MuskogeePhoenix.com, Muskogee, OK

March 11, 2008

Irving students learn piano by plugging in to computer

By Cathy Spaulding



Irving Elementary School second-grader Dallas Mastin strikes a key on a keyboard and watches a dot flutter up a computer screen to its target.

“I got 88 percent, and this is like my first time,” the boy boasts after a mission accomplished.

Dallas isn’t zapping enemies; he’s learning music.

Irving is one of five Muskogee schools that teach music and basic piano keyboarding with through a computerized curriculum called Piano Wizard.

With Piano Wizard, students strike notes on a computerized piano keyboard that must correspond to musical notes appearing on the computer screen.

“It’s just like Guitar Hero,” Irving music teacher Mellissa Agee said, referring to a popular video game controlled by an electronic toy guitar.

However, any similarities with the game stop there.

The Piano Wizard screen shows notes rising to corresponding piano keys.

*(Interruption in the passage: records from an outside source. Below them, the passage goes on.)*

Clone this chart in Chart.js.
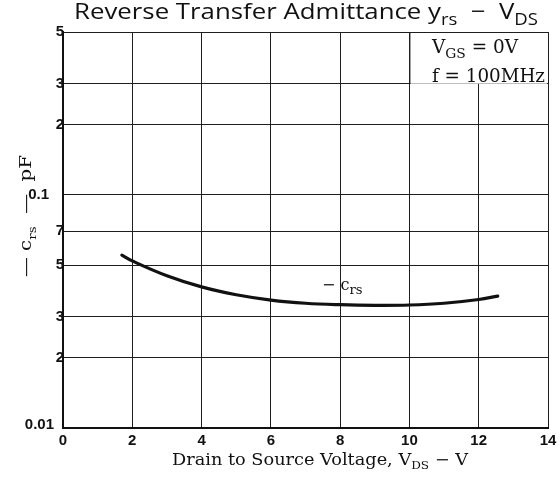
<!DOCTYPE html>
<html>
<head>
<meta charset="utf-8">
<script src="https://cdn.jsdelivr.net/npm/chart.js@4"></script>
<style>
html, body { margin: 0; padding: 0; background: #fff; }
</style>
</head>
<body>
<canvas id="myChart" width="560" height="486"></canvas>
<script>
// values
const vds = [1.7, 2, 3, 4, 5, 6, 7, 8, 9, 10, 11, 12, 12.55];
const crs = [0.0552, 0.0521, 0.0450, 0.0403, 0.0373, 0.0354, 0.0343, 0.0338, 0.0336, 0.0337, 0.0343, 0.0356, 0.0368];
const xTicks = [0, 2, 4, 6, 8, 10, 12, 14];
const yTicks = [0.01, 0.02, 0.03, 0.05, 0.07, 0.1, 0.2, 0.3, 0.5];
const yTickLabels = ['0.01', '2', '3', '5', '7', '0.1', '2', '3', '5'];

const SERIF = '"DejaVu Serif", serif';
const SANS = '"Open Sans", sans-serif';
const INK = '#111';

function setFont(ctx, size, family, weight) {
    ctx.font = (weight || 'normal') + ' ' + size + 'px ' + family;
}

function richWidth(ctx, parts, o) {
    let w = 0;
    parts.forEach(p => {
        setFont(ctx, p.sub ? o.size * (o.subRatio || 0.68) : o.size, o.family, o.weight);
        w += ctx.measureText(p.t).width;
    });
    return w;
}

// text with subscripts, optionally squeezed to a width
function drawRich(ctx, parts, x, y, o) {
    ctx.save();
    ctx.letterSpacing = (o.spacing || 0) + 'px';
    ctx.translate(x, y);
    if (o.rotate) ctx.rotate(o.rotate);
    const w = richWidth(ctx, parts, o);
    const sx = o.width ? o.width / w : 1;
    ctx.scale(sx, 1);
    let cx = o.align === 'center' ? -w / 2 : 0;
    ctx.textBaseline = 'alphabetic';
    ctx.textAlign = 'left';
    ctx.fillStyle = INK;
    parts.forEach(p => {
        setFont(ctx, p.sub ? o.size * (o.subRatio || 0.68) : o.size, o.family, o.weight);
        ctx.fillText(p.t, cx, p.sub ? o.size * 0.28 : 0);
        cx += ctx.measureText(p.t).width;
    });
    ctx.restore();
}

const textPlugin = {
    id: 'texts',
    afterDraw(chart) {
        const ctx = chart.ctx;
        const xs = chart.scales.x;
        const ys = chart.scales.y;
        const area = chart.chartArea;

        // condition box, top right
        const bx = xs.getPixelForValue(10);
        const by = ys.getPixelForValue(0.3);
        ctx.save();
        ctx.fillStyle = '#fff';
        ctx.fillRect(bx + 1, area.top + 1, area.right - bx - 2, by - area.top - 1);
        ctx.strokeStyle = '#222';
        ctx.lineWidth = 1;
        ctx.beginPath();
        ctx.moveTo(bx + 0.5, area.top);
        ctx.lineTo(bx + 0.5, by);
        ctx.stroke();
        ctx.restore();
        drawRich(ctx, [{t: 'V'}, {t: 'GS', sub: true}, {t: ' = 0V'}], 432, 53, {size: 18, family: SERIF, width: 86, subRatio: 0.75});
        drawRich(ctx, [{t: 'f = 100MHz'}], 432, 82, {size: 18, family: SERIF, width: 113});

        // curve label
        drawRich(ctx, [{t: '− c'}, {t: 'rs', sub: true}], 322, 290, {size: 16, family: SERIF, subRatio: 0.82});

        // tick labels
        ctx.save();
        ctx.fillStyle = INK;
        setFont(ctx, 15, '"Liberation Sans", Arial, sans-serif', 'bold');
        ctx.textAlign = 'center';
        ctx.textBaseline = 'top';
        xTicks.forEach(v => ctx.fillText(String(v), xs.getPixelForValue(v), area.bottom + 5));
        ctx.textAlign = 'right';
        yTicks.forEach((v, i) => {
            const py = ys.getPixelForValue(v);
            const lab = yTickLabels[i];
            if (lab === '0.01') {
                ctx.textBaseline = 'alphabetic';
                ctx.fillText(lab, area.left - 9, py + 1);
            } else if (lab === '0.1') {
                ctx.textBaseline = 'middle';
                ctx.fillText(lab, area.left - 14, py);
            } else {
                ctx.textBaseline = 'middle';
                ctx.fillText(lab, area.left + 1, py);
            }
        });
        ctx.restore();

        // titles
        drawRich(ctx, [{t: 'Reverse Transfer Admittance y'}, {t: 'rs', sub: true}, {t: '  −  V'}, {t: 'DS', sub: true}],
            306, 19, {size: 22, family: SANS, width: 464, align: 'center', subRatio: 0.72});
        drawRich(ctx, [{t: 'Drain to Source Voltage, V'}, {t: 'DS', sub: true}, {t: ' − V'}],
            320, 465, {size: 16, family: SERIF, width: 296, align: 'center'});
        drawRich(ctx, [{t: '— c'}, {t: 'rs', sub: true}, {t: '  —  pF'}],
            31, 216, {size: 17, family: SERIF, width: 122, align: 'center', rotate: -Math.PI / 2});
    }
};

const ctx = document.getElementById('myChart').getContext('2d');
const myChart = new Chart(ctx, {
    type: 'line',
    data: {
        datasets: [{
            label: '-crs',
            data: vds.map((v, i) => ({x: v, y: crs[i]})),
            borderColor: INK,
            borderWidth: 3.2,
            borderCapStyle: 'round',
            pointRadius: 0,
            fill: false,
            tension: 0.4
        }]
    },
    options: {
        responsive: false,
        devicePixelRatio: 1,
        animation: false,
        layout: {
            padding: {left: 63, right: 12, top: 32, bottom: 58}
        },
        plugins: {
            legend: {display: false},
            title: {display: false},
            tooltip: {enabled: false}
        },
        scales: {
            x: {
                type: 'linear',
                min: 0,
                max: 14,
                afterBuildTicks: scale => { scale.ticks = xTicks.map(v => ({value: v})); },
                ticks: {display: false},
                grid: {color: '#1e1e1e', lineWidth: 1, drawTicks: false},
                border: {display: true, color: '#111', width: 2}
            },
            y: {
                type: 'logarithmic',
                min: 0.01,
                max: 0.5,
                afterBuildTicks: scale => { scale.ticks = yTicks.map(v => ({value: v})); },
                ticks: {display: false},
                grid: {color: '#1e1e1e', lineWidth: 1, drawTicks: false},
                border: {display: true, color: '#111', width: 2}
            }
        }
    },
    plugins: [textPlugin]
});
</script>
</body>
</html>
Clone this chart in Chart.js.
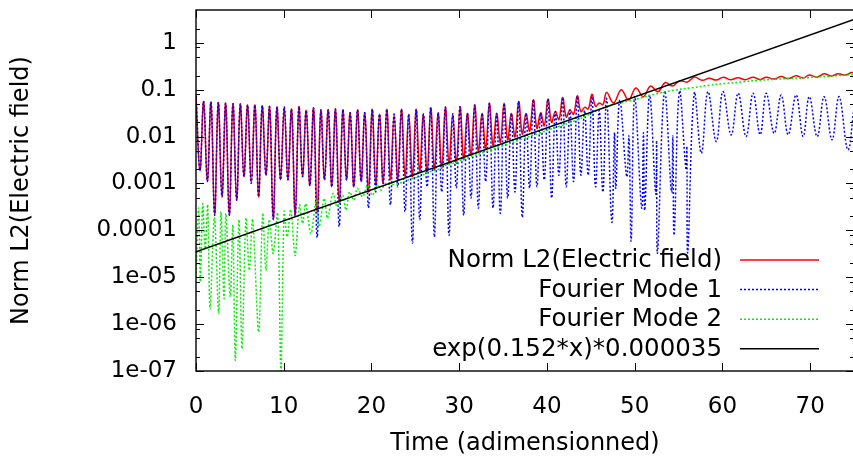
<!DOCTYPE html>
<html>
<head>
<meta charset="utf-8">
<script src="https://cdn.jsdelivr.net/npm/chart.js@4.4.1/dist/chart.umd.min.js"></script>
<style>
  html, body { margin: 0; padding: 0; background: #fff; overflow: hidden; }
  #wrap { width: 856px; height: 458px; }
</style>
</head>
<body>
<div id="wrap"><canvas id="plot"></canvas></div>
<script>
// axes
const xTicks = [0, 10, 20, 30, 40, 50, 60, 70]
const yTicks = [1e-7, 1e-6, 1e-5, 1e-4, 1e-3, 1e-2, 1e-1, 1]
const yTickLabels = ['1e-07', '1e-06', '1e-05', '0.0001', '0.001', '0.01', '0.1', '1']
const yMinorSteps = [2, 5, 8]

// fast oscillation phase: troughs and arch tops, shared by |E| and mode 1
const tFast = [0,
  0.45, 0.87, 1.29, 1.71, 2.12, 2.54, 2.96, 3.38, 3.79, 4.21,
  4.63, 5.05, 5.46, 5.88, 6.30, 6.72, 7.13, 7.55, 7.97, 8.39,
  8.80, 9.22, 9.64, 10.06, 10.47, 10.89, 11.31, 11.73, 12.14, 12.56,
  12.98, 13.40, 13.81, 14.23, 14.65, 15.07, 15.48, 15.90, 16.32, 16.74,
  17.15, 17.57, 17.99, 18.41, 18.82, 19.24, 19.66, 20.08, 20.49, 20.91,
  21.33, 21.75, 22.16, 22.58, 23.00, 23.42, 23.83, 24.25, 24.67, 25.09,
  25.50, 25.92, 26.34, 26.76, 27.17, 27.59, 28.01, 28.43, 28.84, 29.26,
  29.68, 30.10, 30.51, 30.93, 31.35, 31.77, 32.18, 32.60, 33.02, 33.44,
  33.85, 34.27, 34.69, 35.11, 35.52, 35.94, 36.36, 36.78, 37.19, 37.61,
  38.03, 38.45, 38.86, 39.28, 39.70, 40.12, 40.53, 40.95, 41.37, 41.79,
  42.20, 42.62, 43.04, 43.46, 43.87, 44.29, 44.71, 45.13, 45.54, 45.96,
  46.38, 46.80]

const normEFast = [0.075,
  1.9e-3, 0.056, 1.1e-3, 0.054, 2.1e-4, 0.053, 5.2e-4, 0.051, 2.1e-4, 0.050,
  4.4e-4, 0.049, 1.4e-3, 0.047, 1.0e-3, 0.047, 5.2e-4, 0.045, 1.5e-3, 0.043,
  1.7e-4, 0.042, 1.2e-3, 0.043, 1.2e-3, 0.038, 2.1e-4, 0.043, 1.4e-3, 0.036,
  9.0e-4, 0.040, 2.3e-4, 0.036, 1.2e-3, 0.037, 8.5e-4, 0.038, 3.8e-4, 0.037,
  1.2e-3, 0.032, 8.5e-4, 0.037, 1.1e-3, 0.032, 6.6e-4, 0.038, 9.3e-4, 0.030,
  1.0e-3, 0.038, 1.2e-3, 0.030, 1.2e-3, 0.038, 1.4e-3, 0.030, 1.4e-3, 0.038,
  1.8e-3, 0.030, 1.7e-3, 0.041, 1.9e-3, 0.032, 2.1e-3, 0.042, 2.7e-3, 0.030,
  2.7e-3, 0.043, 3.2e-3, 0.031, 4.0e-3, 0.047, 4.8e-3, 0.031, 5.5e-3, 0.051,
  6.4e-3, 0.031, 7.4e-3, 0.051, 8.5e-3, 0.031, 9.8e-3, 0.056, 0.0113, 0.031,
  0.013, 0.061, 0.015, 0.032, 0.017, 0.063, 0.020, 0.034, 0.023, 0.068,
  0.026, 0.037, 0.030, 0.074, 0.034, 0.042, 0.039, 0.080, 0.044, 0.052,
  0.048, 0.087]

const mode1Fast = [0.075,
  1.9e-3, 0.056, 1.1e-3, 0.054, 2.1e-4, 0.053, 5.2e-4, 0.051, 2.1e-4, 0.050,
  4.4e-4, 0.049, 1.4e-3, 0.047, 1.0e-3, 0.047, 5.2e-4, 0.045, 1.5e-3, 0.043,
  1.7e-4, 0.042, 1.2e-3, 0.043, 1.2e-3, 0.038, 2.1e-4, 0.043, 1.4e-3, 0.036,
  9.0e-4, 0.040, 7.0e-5, 0.036, 1.2e-3, 0.037, 8.5e-4, 0.038, 1.2e-4, 0.037,
  1.2e-3, 0.032, 8.5e-4, 0.037, 1.1e-3, 0.032, 3.0e-4, 0.038, 6.6e-4, 0.030,
  1.0e-3, 0.038, 3.5e-4, 0.030, 8.5e-4, 0.038, 2.5e-4, 0.030, 5.4e-5, 0.038,
  1.7e-4, 0.030, 8.5e-4, 0.041, 7.3e-5, 0.032, 6.6e-4, 0.042, 7.9e-5, 0.030,
  8.0e-4, 0.043, 2.1e-4, 0.031, 4.9e-4, 0.047, 3.0e-4, 0.031, 1.1e-3, 0.051,
  3.0e-4, 0.031, 2.3e-4, 0.051, 4.9e-4, 0.031, 6.6e-4, 0.056, 1.9e-4, 0.031,
  8.0e-4, 0.061, 8.5e-4, 0.032, 1.2e-3, 0.063, 4.9e-4, 0.034, 1.5e-3, 0.068,
  8.5e-4, 0.037, 1.1e-3, 0.072, 1.5e-3, 0.036, 1.5e-3, 0.072, 8.5e-4, 0.036,
  6.6e-4, 0.065]

// saturation phase
const tNormELate = [47.60, 48.47, 49.30, 50.14, 51.00, 51.81, 52.65, 53.48, 54.30, 55.15,
  56.00, 56.80, 57.70, 58.50, 59.30, 60.10, 60.90, 61.80, 62.60, 63.50,
  64.30, 65.00, 65.90, 66.70, 67.50, 68.40, 69.20, 69.90, 70.80, 71.60,
  72.40, 73.20, 74.00, 74.70, 75.00]
const normELate = [0.052, 0.100, 0.060, 0.108, 0.071, 0.120, 0.090, 0.142, 0.120, 0.155,
  0.145, 0.185, 0.158, 0.175, 0.160, 0.185, 0.162, 0.180, 0.163, 0.185,
  0.165, 0.185, 0.168, 0.190, 0.172, 0.197, 0.178, 0.205, 0.185, 0.218,
  0.195, 0.218, 0.205, 0.232, 0.225]

const tMode1Late = [47.40, 47.70, 47.85, 48.30, 49.10, 49.35, 49.60, 50.00, 50.80, 51.00,
  51.15, 51.70, 52.40, 52.50, 52.60, 53.40, 54.20, 54.35, 54.50, 55.10,
  55.85, 55.95, 56.05, 56.80, 57.60, 58.35, 59.30, 60.06, 61.00, 61.80,
  62.70, 63.50, 64.30, 65.00, 65.90, 66.70, 67.50, 68.40, 69.20, 69.90,
  70.80, 71.60, 72.50, 73.30, 74.30, 75.00]
const mode1Late = [1.5e-4, 0.012, 8.0e-4, 0.060, 1.4e-3, 0.010, 6.0e-5, 0.071, 3.0e-4, 0.012,
  2.7e-4, 0.077, 6.0e-4, 0.008, 3.3e-5, 0.091, 6.6e-4, 0.010, 8.0e-5, 0.091,
  2.0e-3, 0.006, 3.4e-5, 0.084, 4.4e-3, 0.091, 7.8e-3, 0.091, 0.0108, 0.084,
  0.010, 0.084, 0.011, 0.084, 0.0117, 0.077, 0.011, 0.077, 0.010, 0.071,
  0.010, 0.071, 0.0085, 0.071, 0.0052, 0.040]

const tMode2 = [0, 0.30, 0.50, 0.76, 1.05, 1.33, 1.60, 2.10, 2.58, 2.85,
  3.20, 3.40, 3.90, 4.20, 4.48, 4.90, 5.24, 5.70, 6.07, 6.45,
  7.14, 7.60, 7.97, 8.35, 8.80, 9.30, 9.68, 10.05, 10.40, 10.80,
  11.30, 11.80, 12.15, 12.50, 13.10, 13.70, 14.05, 14.60, 15.00, 15.60,
  16.10, 16.70, 17.10, 17.50, 18.00, 18.40, 19.00, 19.55, 20.10, 20.70,
  21.10, 21.60, 22.50, 23.50, 24.50, 25.50, 26.50, 27.50, 28.50, 29.50,
  30.50, 32.00, 34.00, 36.00, 38.00, 40.00, 42.00, 44.00, 46.00, 47.90,
  49.80, 51.70, 53.60, 55.50, 57.40, 59.30, 61.20, 63.10, 65.00, 66.90,
  68.80, 71.80, 75.00]
const mode2 = [1.0e-5, 3.0e-4, 8.0e-6, 3.7e-4, 4.0e-5, 3.5e-4, 2.1e-6, 1.9e-4, 1.7e-6, 2.5e-4,
  3.5e-6, 2.3e-4, 3.8e-6, 1.3e-4, 1.7e-7, 1.7e-4, 3.0e-7, 1.8e-4, 1.4e-5, 1.7e-4,
  6.8e-7, 2.3e-4, 1.4e-5, 1.7e-4, 3.2e-5, 2.3e-4, 1.0e-7, 2.5e-4, 7.3e-5, 2.8e-4,
  2.9e-5, 3.5e-4, 1.4e-4, 3.7e-4, 8.5e-5, 4.4e-4, 1.2e-4, 4.8e-4, 1.8e-4, 6.1e-4,
  3.2e-4, 5.6e-4, 2.7e-4, 6.6e-4, 4.4e-4, 7.9e-4, 5.2e-4, 9.3e-4, 5.6e-4, 9.3e-4,
  7.2e-4, 1.0e-3, 9.5e-4, 1.05e-3, 1.25e-3, 1.4e-3, 1.75e-3, 1.95e-3, 2.45e-3, 2.75e-3,
  3.3e-3, 4.1e-3, 5.5e-3, 7.4e-3, 0.0100, 0.0135, 0.018, 0.025, 0.038, 0.050,
  0.060, 0.075, 0.091, 0.104, 0.116, 0.130, 0.140, 0.152, 0.162, 0.170,
  0.176, 0.192, 0.210]

// exp(0.152*x)*0.000035, straight on the log axis: its two ends
const tExp = [0, 75]
const expFit = [3.5e-5, 3.13]

const FONT = "'DejaVu Sans', sans-serif"

function toPoints(ts, vs) {
  return ts.map((t, i) => ({ x: t, y: vs[i] }))
}

// no extra room for edge labels, the frame is fixed
function noEdgePadding(scale) {
  scale.paddingTop = 0
  scale.paddingBottom = 0
  scale.paddingLeft = 0
  scale.paddingRight = 0
}

// gnuplot style frame: inward ticks on all four sides, key inside bottom right
const gnuplotFrame = {
  id: 'gnuplotFrame',
  afterDatasetsDraw(chart) {
    const { ctx, chartArea: a, scales: { x, y } } = chart
    ctx.save()
    ctx.strokeStyle = '#000'
    ctx.lineWidth = 1
    ctx.setLineDash([])
    ctx.beginPath()
    xTicks.forEach(v => {
      const px = Math.round(x.getPixelForValue(v)) + 0.5
      ctx.moveTo(px, a.bottom)
      ctx.lineTo(px, a.bottom - 8)
      ctx.moveTo(px, a.top)
      ctx.lineTo(px, a.top + 8)
    })
    yTicks.forEach(v => {
      const py = Math.round(y.getPixelForValue(v)) + 0.5
      ctx.moveTo(a.left, py)
      ctx.lineTo(a.left + 8, py)
      ctx.moveTo(a.right, py)
      ctx.lineTo(a.right - 8, py)
      yMinorSteps.forEach(m => {
        if (v * m >= y.max) return
        const my = Math.round(y.getPixelForValue(v * m)) + 0.5
        ctx.moveTo(a.left, my)
        ctx.lineTo(a.left + 4, my)
        ctx.moveTo(a.right, my)
        ctx.lineTo(a.right - 4, my)
      })
    })
    ctx.stroke()

    ctx.lineWidth = 1.4
    ctx.strokeRect(a.left, a.top, a.right - a.left, a.bottom - a.top)

    // key
    ctx.font = '24.5px ' + FONT
    ctx.textAlign = 'right'
    ctx.textBaseline = 'alphabetic'
    chart.data.datasets.forEach((ds, i) => {
      const base = a.bottom - 104 + i * 29.6
      ctx.fillStyle = '#000'
      ctx.fillText(ds.label, a.right - 132, base)
      ctx.strokeStyle = ds.borderColor
      ctx.lineWidth = ds.borderWidth
      ctx.setLineDash(ds.borderDash || [])
      ctx.beginPath()
      ctx.moveTo(a.right - 114, base - 7)
      ctx.lineTo(a.right - 35, base - 7)
      ctx.stroke()
    })
    ctx.restore()
  }
}

const ctx = document.getElementById('plot').getContext('2d')
new Chart(ctx, {
  type: 'line',
  data: {
    datasets: [
      {
        label: 'Norm L2(Electric field)',
        data: toPoints(tFast, normEFast).concat(toPoints(tNormELate, normELate)),
        borderColor: '#ff0000',
        borderWidth: 1.5,
        tension: 0.4,
        order: 3
      },
      {
        label: 'Fourier Mode 1',
        data: toPoints(tFast, mode1Fast).concat(toPoints(tMode1Late, mode1Late)),
        borderColor: '#0000ff',
        borderWidth: 1.5,
        borderDash: [2, 2],
        tension: 0.4,
        order: 2
      },
      {
        label: 'Fourier Mode 2',
        data: toPoints(tMode2, mode2),
        borderColor: '#00f000',
        borderWidth: 1.5,
        borderDash: [2, 2],
        tension: 0.3,
        order: 1
      },
      {
        label: 'exp(0.152*x)*0.000035',
        data: toPoints(tExp, expFit),
        borderColor: '#000000',
        borderWidth: 1.5,
        order: 0
      }
    ]
  },
  options: {
    responsive: true,
    maintainAspectRatio: false,
    animation: false,
    events: [],
    layout: { padding: { left: 0, right: 2, top: 10, bottom: 0 } },
    elements: { point: { radius: 0 } },
    plugins: {
      legend: { display: false },
      tooltip: { enabled: false }
    },
    scales: {
      x: {
        type: 'linear',
        min: 0,
        max: 75,
        grid: { display: false, drawTicks: false, tickLength: 0 },
        border: { display: false },
        afterBuildTicks: scale => {
          scale.ticks = xTicks.map(v => ({ value: v }))
        },
        afterFit: scale => {
          scale.height = 87
          noEdgePadding(scale)
        },
        ticks: {
          padding: 22,
          maxRotation: 0,
          color: '#000',
          font: { family: FONT, size: 23 }
        },
        title: {
          display: true,
          text: 'Time (adimensionned)',
          color: '#000',
          padding: { top: 0, bottom: 2 },
          font: { family: FONT, size: 24, lineHeight: 1 }
        }
      },
      y: {
        type: 'logarithmic',
        min: 1e-7,
        max: 5,
        grid: { display: false, drawTicks: false, tickLength: 0 },
        border: { display: false },
        afterBuildTicks: scale => {
          scale.ticks = yTicks.map(v => ({ value: v }))
        },
        afterFit: scale => {
          scale.width = 196
          noEdgePadding(scale)
        },
        ticks: {
          padding: 19,
          color: '#000',
          font: { family: FONT, size: 23 },
          callback: (v, i) => yTickLabels[i]
        },
        title: {
          display: true,
          text: 'Norm L2(Electric field)',
          color: '#000',
          padding: { top: 10, bottom: 0 },
          font: { family: FONT, size: 24, lineHeight: 1 }
        }
      }
    }
  },
  plugins: [gnuplotFrame]
})
</script>
</body>
</html>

Students must strike the right keys on their own keyboards before the screen notes hit the keys. Students learn actual songs.

Once they learn the keyboard, students advance to subsequent levels in which the keyboard switches to the left side of the screen, and corresponding notes move left on lines.

Here, the students learn where notes go on a musical staff, Agee said. As levels advance, the dots become notes on a staff, switch from color to black and white, then are played to the rhythm of the song (whole note, quarter note, eighth note).

Once those levels are mastered, students leave the screen behind and play real music on real keyboards, Agee said.

Students also learn math, she said.

“All music is math,” Agee explained. “There is a major-minor system, a seven-note scale (the eighth note in an octave is the same note as the first) and you even think sequentially.”

Agee, who calls herself a “big piano player,” said Piano Wizard is not like the traditional way she and most other people learned piano. With traditional lessons, students learn the E-G-B-D-F musical scale before learning the keyboard.

Robbie Brady, an educator with the Piano Wizard Group, said students learn music by learning the black-white notation. They learn the black, or minor, keys first.

The program isn’t just kid stuff. Brady said the program advances to college level.

“We have Bach, Beethoven, even Billy Joel’s ‘Piano Man,’” she said.

Dallas said the piano lesson was “both easy and hard.”